Task statement - All the data must come back unchanged, except that pictures are left out.

Provided material -
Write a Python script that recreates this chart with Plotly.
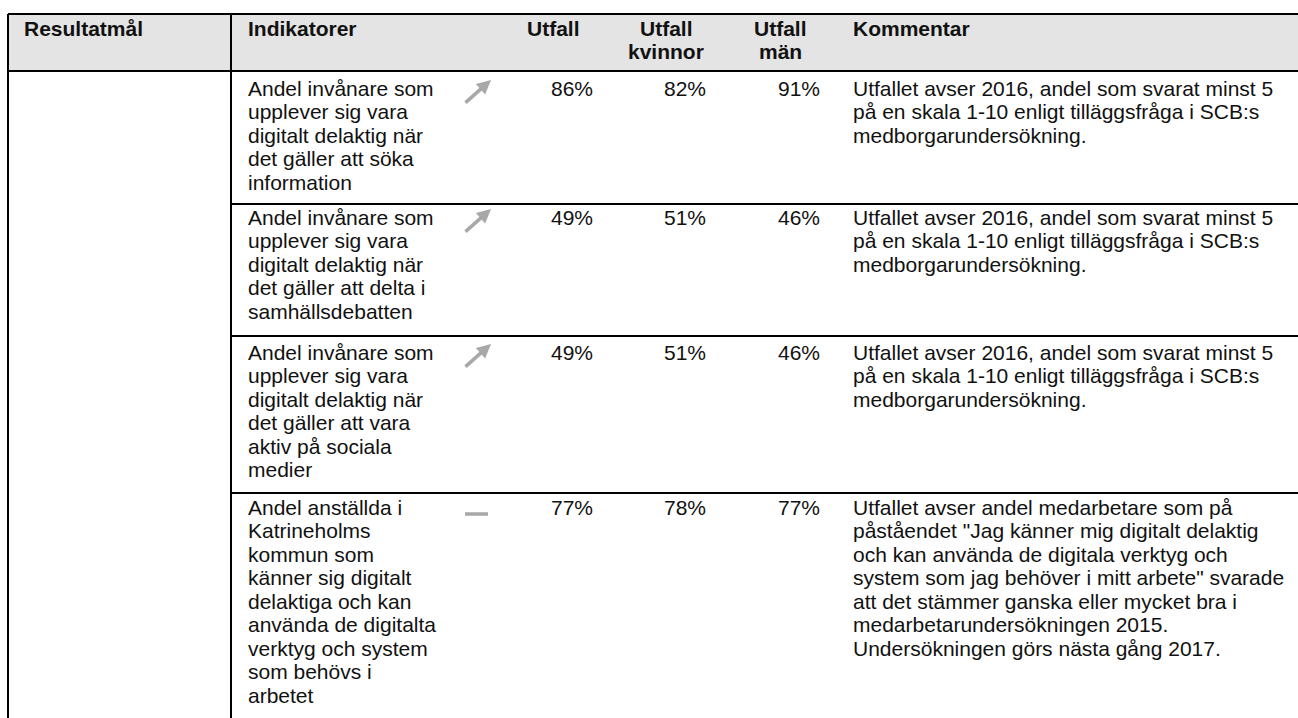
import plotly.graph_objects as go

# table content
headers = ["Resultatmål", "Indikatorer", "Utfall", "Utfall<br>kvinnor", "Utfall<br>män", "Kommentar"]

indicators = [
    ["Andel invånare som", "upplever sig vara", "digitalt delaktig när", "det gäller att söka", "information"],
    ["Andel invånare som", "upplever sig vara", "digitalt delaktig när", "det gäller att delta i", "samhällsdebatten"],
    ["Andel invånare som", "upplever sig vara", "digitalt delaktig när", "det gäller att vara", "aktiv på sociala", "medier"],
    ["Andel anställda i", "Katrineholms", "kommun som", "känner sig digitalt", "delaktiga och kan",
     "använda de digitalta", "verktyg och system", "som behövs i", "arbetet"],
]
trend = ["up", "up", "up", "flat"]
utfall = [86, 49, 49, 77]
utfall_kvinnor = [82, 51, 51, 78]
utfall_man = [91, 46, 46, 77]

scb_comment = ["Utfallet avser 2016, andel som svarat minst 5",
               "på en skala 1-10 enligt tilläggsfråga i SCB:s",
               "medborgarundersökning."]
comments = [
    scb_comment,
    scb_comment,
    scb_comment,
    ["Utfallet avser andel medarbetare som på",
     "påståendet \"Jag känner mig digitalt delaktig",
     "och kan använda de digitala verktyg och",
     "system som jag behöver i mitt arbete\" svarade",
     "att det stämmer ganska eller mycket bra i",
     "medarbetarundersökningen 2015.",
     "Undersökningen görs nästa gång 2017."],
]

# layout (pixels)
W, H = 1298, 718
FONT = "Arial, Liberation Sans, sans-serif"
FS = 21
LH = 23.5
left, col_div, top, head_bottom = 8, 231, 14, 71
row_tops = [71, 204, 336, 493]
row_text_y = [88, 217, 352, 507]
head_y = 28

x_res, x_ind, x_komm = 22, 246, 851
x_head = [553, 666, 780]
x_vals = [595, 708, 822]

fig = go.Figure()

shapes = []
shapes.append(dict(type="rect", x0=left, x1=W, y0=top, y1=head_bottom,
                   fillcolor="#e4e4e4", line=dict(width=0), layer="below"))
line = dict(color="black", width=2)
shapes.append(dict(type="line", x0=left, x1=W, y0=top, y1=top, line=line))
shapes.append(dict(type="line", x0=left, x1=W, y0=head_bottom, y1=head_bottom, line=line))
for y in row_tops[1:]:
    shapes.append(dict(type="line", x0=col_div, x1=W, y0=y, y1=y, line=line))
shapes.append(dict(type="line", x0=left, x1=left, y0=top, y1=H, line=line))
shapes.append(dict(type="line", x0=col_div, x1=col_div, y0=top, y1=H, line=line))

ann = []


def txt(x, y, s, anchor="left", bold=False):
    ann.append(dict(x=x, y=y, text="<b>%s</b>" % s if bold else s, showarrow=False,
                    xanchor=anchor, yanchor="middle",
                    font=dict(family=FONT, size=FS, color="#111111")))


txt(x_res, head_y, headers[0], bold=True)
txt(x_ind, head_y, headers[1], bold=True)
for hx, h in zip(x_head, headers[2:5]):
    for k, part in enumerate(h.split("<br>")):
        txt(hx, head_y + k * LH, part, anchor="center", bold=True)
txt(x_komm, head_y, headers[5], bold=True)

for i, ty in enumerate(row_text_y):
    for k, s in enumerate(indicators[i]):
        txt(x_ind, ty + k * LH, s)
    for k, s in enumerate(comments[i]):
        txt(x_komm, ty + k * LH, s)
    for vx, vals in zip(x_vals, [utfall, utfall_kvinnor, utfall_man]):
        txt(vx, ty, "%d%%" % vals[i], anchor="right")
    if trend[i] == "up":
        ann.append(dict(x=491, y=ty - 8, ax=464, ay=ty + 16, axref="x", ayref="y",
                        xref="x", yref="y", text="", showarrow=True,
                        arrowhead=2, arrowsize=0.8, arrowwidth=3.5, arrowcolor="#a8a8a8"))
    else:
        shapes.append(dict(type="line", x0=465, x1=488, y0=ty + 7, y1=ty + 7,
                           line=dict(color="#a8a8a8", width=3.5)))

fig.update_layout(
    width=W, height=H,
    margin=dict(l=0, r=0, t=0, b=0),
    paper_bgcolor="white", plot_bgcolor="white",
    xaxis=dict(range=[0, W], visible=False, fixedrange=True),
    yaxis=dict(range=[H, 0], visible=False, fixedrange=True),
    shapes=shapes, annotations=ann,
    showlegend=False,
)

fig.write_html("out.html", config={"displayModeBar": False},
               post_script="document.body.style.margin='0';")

Solution to this task -
Write a Python script that recreates this chart with Plotly.
import plotly.graph_objects as go

# table content
headers = ["Resultatmål", "Indikatorer", "Utfall", "Utfall<br>kvinnor", "Utfall<br>män", "Kommentar"]

indicators = [
    ["Andel invånare som", "upplever sig vara", "digitalt delaktig när", "det gäller att söka", "information"],
    ["Andel invånare som", "upplever sig vara", "digitalt delaktig när", "det gäller att delta i", "samhällsdebatten"],
    ["Andel invånare som", "upplever sig vara", "digitalt delaktig när", "det gäller att vara", "aktiv på sociala", "medier"],
    ["Andel anställda i", "Katrineholms", "kommun som", "känner sig digitalt", "delaktiga och kan",
     "använda de digitalta", "verktyg och system", "som behövs i", "arbetet"],
]
trend = ["up", "up", "up", "flat"]
utfall = [86, 49, 49, 77]
utfall_kvinnor = [82, 51, 51, 78]
utfall_man = [91, 46, 46, 77]

scb_comment = ["Utfallet avser 2016, andel som svarat minst 5",
               "på en skala 1-10 enligt tilläggsfråga i SCB:s",
               "medborgarundersökning."]
comments = [
    scb_comment,
    scb_comment,
    scb_comment,
    ["Utfallet avser andel medarbetare som på",
     "påståendet \"Jag känner mig digitalt delaktig",
     "och kan använda de digitala verktyg och",
     "system som jag behöver i mitt arbete\" svarade",
     "att det stämmer ganska eller mycket bra i",
     "medarbetarundersökningen 2015.",
     "Undersökningen görs nästa gång 2017."],
]

# layout (pixels)
W, H = 1298, 718
FONT = "Arial, Liberation Sans, sans-serif"
FS = 21
LH = 23.5
left, col_div, top, head_bottom = 8, 231, 14, 71
row_tops = [71, 204, 336, 493]
row_text_y = [88, 217, 352, 507]
head_y = 28

x_res, x_ind, x_komm = 22, 246, 851
x_head = [553, 666, 780]
x_vals = [595, 708, 822]

fig = go.Figure()

shapes = []
shapes.append(dict(type="rect", x0=left, x1=W, y0=top, y1=head_bottom,
                   fillcolor="#e4e4e4", line=dict(width=0), layer="below"))
line = dict(color="black", width=2)
shapes.append(dict(type="line", x0=left, x1=W, y0=top, y1=top, line=line))
shapes.append(dict(type="line", x0=left, x1=W, y0=head_bottom, y1=head_bottom, line=line))
for y in row_tops[1:]:
    shapes.append(dict(type="line", x0=col_div, x1=W, y0=y, y1=y, line=line))
shapes.append(dict(type="line", x0=left, x1=left, y0=top, y1=H, line=line))
shapes.append(dict(type="line", x0=col_div, x1=col_div, y0=top, y1=H, line=line))

ann = []


def txt(x, y, s, anchor="left", bold=False):
    ann.append(dict(x=x, y=y, text="<b>%s</b>" % s if bold else s, showarrow=False,
                    xanchor=anchor, yanchor="middle",
                    font=dict(family=FONT, size=FS, color="#111111")))


txt(x_res, head_y, headers[0], bold=True)
txt(x_ind, head_y, headers[1], bold=True)
for hx, h in zip(x_head, headers[2:5]):
    for k, part in enumerate(h.split("<br>")):
        txt(hx, head_y + k * LH, part, anchor="center", bold=True)
txt(x_komm, head_y, headers[5], bold=True)

for i, ty in enumerate(row_text_y):
    for k, s in enumerate(indicators[i]):
        txt(x_ind, ty + k * LH, s)
    for k, s in enumerate(comments[i]):
        txt(x_komm, ty + k * LH, s)
    for vx, vals in zip(x_vals, [utfall, utfall_kvinnor, utfall_man]):
        txt(vx, ty, "%d%%" % vals[i], anchor="right")
    if trend[i] == "up":
        ann.append(dict(x=491, y=ty - 8, ax=464, ay=ty + 16, axref="x", ayref="y",
                        xref="x", yref="y", text="", showarrow=True,
                        arrowhead=2, arrowsize=0.8, arrowwidth=3.5, arrowcolor="#a8a8a8"))
    else:
        shapes.append(dict(type="line", x0=465, x1=488, y0=ty + 7, y1=ty + 7,
                           line=dict(color="#a8a8a8", width=3.5)))

fig.update_layout(
    width=W, height=H,
    margin=dict(l=0, r=0, t=0, b=0),
    paper_bgcolor="white", plot_bgcolor="white",
    xaxis=dict(range=[0, W], visible=False, fixedrange=True),
    yaxis=dict(range=[H, 0], visible=False, fixedrange=True),
    shapes=shapes, annotations=ann,
    showlegend=False,
)

fig.write_html("out.html", config={"displayModeBar": False},
               post_script="document.body.style.margin='0';")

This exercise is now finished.